Unicode & IETF
Asmus Freytag
asmusf at ix.netcom.com
Wed Aug 13 06:28:27 CEST 2014
On 8/12/2014 5:48 PM, John C Klensin wrote:
> And, once again, Shawn, unless you look at "ß" and see "ss",
> the relationship is an interesting topic but not relevant to the
> current thread,
To the degree that these two sequenced have a relationship, this is the
kind of relationship where users may (I write may) expect the system to
treat *non*-identical entities as if they were the same, essentially,
such desire would be a question of desire for a "fuzzy" match. And
that's not native to the DNS (despite attempts to bring this in via the
back door by allocating multiple labels to the same requester). Agree
with John, it's a different discussion.
> nor is any resemblance you might see between
> "ß" and "β" (U+03B2).
Typical case of "accidental confusibility".
> Even if they did look the same to you,
> it might not be relevant unless, e.g., they occupied the same
> key on your keyboard.
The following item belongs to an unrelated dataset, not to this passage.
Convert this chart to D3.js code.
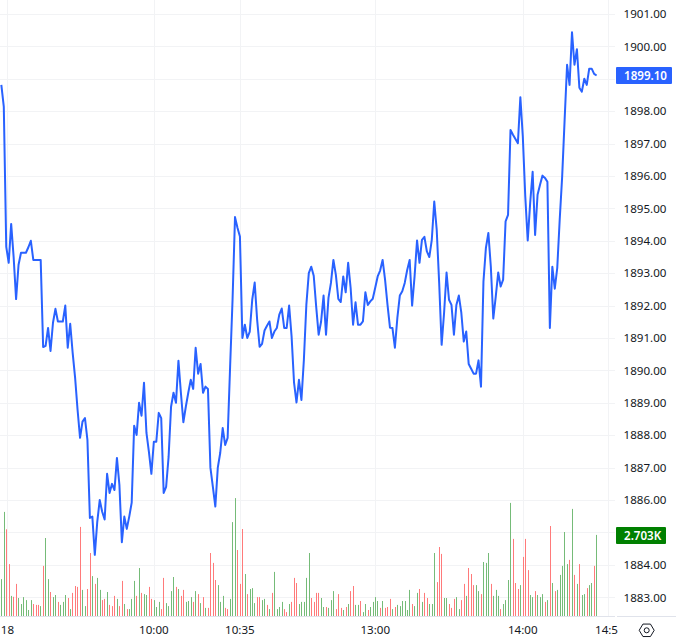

As far as I know, no one is trying to get
> a universal similar-looking character recognizer out of these
> process.
This is where I think it intersects with our current discussion.
When two sequences are ruled non-identical it has consequences for
keyboard layouts; they are usually not both present.
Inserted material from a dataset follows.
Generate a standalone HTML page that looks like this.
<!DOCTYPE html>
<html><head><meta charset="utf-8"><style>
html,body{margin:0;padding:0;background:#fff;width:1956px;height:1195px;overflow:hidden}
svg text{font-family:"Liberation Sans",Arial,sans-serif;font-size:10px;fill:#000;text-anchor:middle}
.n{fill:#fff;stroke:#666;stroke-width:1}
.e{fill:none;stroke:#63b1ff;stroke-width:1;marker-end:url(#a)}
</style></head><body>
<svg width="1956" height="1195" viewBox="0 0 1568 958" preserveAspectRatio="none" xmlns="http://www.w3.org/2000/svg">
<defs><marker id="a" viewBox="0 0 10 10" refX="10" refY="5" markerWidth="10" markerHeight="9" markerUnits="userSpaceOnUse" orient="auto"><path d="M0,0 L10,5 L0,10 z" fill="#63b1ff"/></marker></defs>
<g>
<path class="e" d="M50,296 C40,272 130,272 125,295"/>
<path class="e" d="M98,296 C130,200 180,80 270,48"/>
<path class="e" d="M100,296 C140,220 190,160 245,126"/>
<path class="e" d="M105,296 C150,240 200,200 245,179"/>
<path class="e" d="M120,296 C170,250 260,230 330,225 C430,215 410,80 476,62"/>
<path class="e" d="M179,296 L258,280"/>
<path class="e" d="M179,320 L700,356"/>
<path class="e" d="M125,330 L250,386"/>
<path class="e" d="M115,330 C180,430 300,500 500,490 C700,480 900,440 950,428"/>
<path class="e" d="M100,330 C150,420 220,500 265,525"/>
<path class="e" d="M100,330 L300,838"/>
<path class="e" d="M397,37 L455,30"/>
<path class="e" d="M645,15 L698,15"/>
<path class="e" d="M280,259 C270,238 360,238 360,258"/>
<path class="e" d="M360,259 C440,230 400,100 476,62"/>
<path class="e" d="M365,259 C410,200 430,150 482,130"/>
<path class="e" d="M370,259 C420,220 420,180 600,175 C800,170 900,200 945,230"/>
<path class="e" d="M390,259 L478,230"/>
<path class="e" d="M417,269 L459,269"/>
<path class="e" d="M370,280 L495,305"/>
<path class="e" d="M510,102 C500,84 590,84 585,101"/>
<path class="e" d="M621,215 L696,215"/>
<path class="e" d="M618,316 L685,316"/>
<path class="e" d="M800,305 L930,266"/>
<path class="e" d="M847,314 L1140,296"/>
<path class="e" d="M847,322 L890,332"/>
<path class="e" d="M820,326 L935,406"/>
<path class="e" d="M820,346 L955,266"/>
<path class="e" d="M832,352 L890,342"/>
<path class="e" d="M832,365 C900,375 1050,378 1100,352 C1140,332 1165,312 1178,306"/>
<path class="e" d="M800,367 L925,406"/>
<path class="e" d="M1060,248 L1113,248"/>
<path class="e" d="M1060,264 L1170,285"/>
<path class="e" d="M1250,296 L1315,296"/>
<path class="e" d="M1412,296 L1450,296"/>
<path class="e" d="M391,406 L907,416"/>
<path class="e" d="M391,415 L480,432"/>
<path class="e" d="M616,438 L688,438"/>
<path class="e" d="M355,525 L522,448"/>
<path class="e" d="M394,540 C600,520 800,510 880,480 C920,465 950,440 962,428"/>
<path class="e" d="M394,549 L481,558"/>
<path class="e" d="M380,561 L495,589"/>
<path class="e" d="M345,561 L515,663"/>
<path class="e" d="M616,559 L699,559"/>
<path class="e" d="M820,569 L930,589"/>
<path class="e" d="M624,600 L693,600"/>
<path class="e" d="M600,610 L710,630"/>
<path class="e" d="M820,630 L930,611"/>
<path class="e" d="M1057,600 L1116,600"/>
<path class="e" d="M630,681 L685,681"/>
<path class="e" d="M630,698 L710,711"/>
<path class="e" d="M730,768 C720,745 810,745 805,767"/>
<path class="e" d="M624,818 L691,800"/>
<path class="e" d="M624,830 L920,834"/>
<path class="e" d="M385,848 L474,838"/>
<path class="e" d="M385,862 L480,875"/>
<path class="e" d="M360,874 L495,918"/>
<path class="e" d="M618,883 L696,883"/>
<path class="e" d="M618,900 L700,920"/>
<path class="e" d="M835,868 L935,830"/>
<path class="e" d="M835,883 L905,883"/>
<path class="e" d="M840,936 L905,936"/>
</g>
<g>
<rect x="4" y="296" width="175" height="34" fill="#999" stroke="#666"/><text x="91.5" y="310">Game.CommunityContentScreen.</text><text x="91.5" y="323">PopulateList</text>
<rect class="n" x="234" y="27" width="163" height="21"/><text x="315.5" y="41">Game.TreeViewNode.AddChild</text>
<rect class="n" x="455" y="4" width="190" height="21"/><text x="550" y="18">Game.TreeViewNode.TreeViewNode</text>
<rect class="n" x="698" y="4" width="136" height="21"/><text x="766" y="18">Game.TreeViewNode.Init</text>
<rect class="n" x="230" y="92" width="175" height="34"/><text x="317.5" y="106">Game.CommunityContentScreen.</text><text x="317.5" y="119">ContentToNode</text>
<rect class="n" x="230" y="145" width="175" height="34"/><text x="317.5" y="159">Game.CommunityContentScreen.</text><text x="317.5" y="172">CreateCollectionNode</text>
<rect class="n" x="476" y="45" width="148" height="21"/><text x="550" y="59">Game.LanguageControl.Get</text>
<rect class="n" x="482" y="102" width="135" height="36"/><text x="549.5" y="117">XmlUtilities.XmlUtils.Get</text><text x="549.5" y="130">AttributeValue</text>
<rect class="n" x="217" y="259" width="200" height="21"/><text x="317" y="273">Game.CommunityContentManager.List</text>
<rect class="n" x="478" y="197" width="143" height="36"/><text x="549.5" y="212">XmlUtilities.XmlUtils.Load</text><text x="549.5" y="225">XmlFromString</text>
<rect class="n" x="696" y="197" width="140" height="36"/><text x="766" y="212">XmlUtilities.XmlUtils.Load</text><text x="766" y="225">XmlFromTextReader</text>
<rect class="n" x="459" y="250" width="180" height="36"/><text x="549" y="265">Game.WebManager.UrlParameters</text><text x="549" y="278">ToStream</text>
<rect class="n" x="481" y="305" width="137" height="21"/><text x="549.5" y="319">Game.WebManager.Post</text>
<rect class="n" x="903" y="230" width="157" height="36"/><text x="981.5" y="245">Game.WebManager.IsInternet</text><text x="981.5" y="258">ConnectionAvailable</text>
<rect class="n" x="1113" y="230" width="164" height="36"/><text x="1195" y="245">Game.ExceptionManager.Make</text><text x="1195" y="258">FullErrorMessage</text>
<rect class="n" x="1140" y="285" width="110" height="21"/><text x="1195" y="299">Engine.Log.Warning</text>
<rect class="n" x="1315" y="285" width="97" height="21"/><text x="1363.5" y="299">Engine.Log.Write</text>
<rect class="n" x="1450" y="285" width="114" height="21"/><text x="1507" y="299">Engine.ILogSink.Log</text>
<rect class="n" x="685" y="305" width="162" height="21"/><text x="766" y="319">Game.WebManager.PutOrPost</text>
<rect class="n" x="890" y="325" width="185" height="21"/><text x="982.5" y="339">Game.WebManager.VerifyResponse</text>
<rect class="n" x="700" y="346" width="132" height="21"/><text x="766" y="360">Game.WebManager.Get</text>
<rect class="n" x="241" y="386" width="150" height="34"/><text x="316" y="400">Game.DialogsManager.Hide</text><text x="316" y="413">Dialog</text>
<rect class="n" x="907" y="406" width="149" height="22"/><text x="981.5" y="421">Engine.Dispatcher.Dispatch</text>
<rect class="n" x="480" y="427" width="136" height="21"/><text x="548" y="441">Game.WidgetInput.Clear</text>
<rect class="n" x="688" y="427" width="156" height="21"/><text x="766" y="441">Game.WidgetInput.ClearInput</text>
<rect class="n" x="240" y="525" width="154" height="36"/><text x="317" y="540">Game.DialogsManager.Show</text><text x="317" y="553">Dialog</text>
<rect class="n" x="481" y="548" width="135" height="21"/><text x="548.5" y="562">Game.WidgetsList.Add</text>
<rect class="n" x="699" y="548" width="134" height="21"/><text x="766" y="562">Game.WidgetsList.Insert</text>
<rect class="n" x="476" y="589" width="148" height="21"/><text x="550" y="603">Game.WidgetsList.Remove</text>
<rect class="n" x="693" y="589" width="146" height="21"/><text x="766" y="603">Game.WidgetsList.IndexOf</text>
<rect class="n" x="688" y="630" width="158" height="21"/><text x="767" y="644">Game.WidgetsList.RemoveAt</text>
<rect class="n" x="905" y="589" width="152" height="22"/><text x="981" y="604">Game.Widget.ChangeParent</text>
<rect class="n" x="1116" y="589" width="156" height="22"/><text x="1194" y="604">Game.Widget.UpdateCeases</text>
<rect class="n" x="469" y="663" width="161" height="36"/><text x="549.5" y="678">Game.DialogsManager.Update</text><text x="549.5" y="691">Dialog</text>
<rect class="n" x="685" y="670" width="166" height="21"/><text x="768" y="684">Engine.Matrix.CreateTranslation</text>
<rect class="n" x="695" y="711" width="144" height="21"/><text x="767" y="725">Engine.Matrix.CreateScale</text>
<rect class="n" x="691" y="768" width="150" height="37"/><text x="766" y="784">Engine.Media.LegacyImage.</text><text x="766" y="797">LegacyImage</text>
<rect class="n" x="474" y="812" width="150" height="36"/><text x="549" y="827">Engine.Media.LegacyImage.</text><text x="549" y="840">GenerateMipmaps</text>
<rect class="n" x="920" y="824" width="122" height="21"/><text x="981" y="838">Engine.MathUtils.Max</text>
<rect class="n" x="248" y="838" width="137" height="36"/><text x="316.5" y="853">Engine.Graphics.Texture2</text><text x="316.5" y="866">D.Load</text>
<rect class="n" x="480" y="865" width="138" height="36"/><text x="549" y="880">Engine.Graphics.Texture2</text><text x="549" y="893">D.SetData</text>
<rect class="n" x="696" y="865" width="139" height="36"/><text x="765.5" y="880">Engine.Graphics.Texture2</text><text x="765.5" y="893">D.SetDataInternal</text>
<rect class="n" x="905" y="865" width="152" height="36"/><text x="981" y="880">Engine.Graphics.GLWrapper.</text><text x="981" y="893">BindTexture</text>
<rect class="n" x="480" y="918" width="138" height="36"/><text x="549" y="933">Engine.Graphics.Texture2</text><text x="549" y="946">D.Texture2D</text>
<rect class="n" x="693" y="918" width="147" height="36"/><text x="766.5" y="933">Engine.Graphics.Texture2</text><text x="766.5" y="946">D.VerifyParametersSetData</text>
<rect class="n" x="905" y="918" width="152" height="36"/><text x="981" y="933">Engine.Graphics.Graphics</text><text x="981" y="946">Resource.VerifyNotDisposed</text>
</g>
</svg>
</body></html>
In fact, in the vast majority, one of the sequences (usually the one
that is not a singleton) is encoded for some specialized use (or
potential use) and the other one (usually the singleton) is the one that
is encoded for support of an orthography and can be expected to be
(widely) available on keyboards.
So, we we agree that the question of whether things are on the same
keyboard is relevant, then it is relevant to this discussion.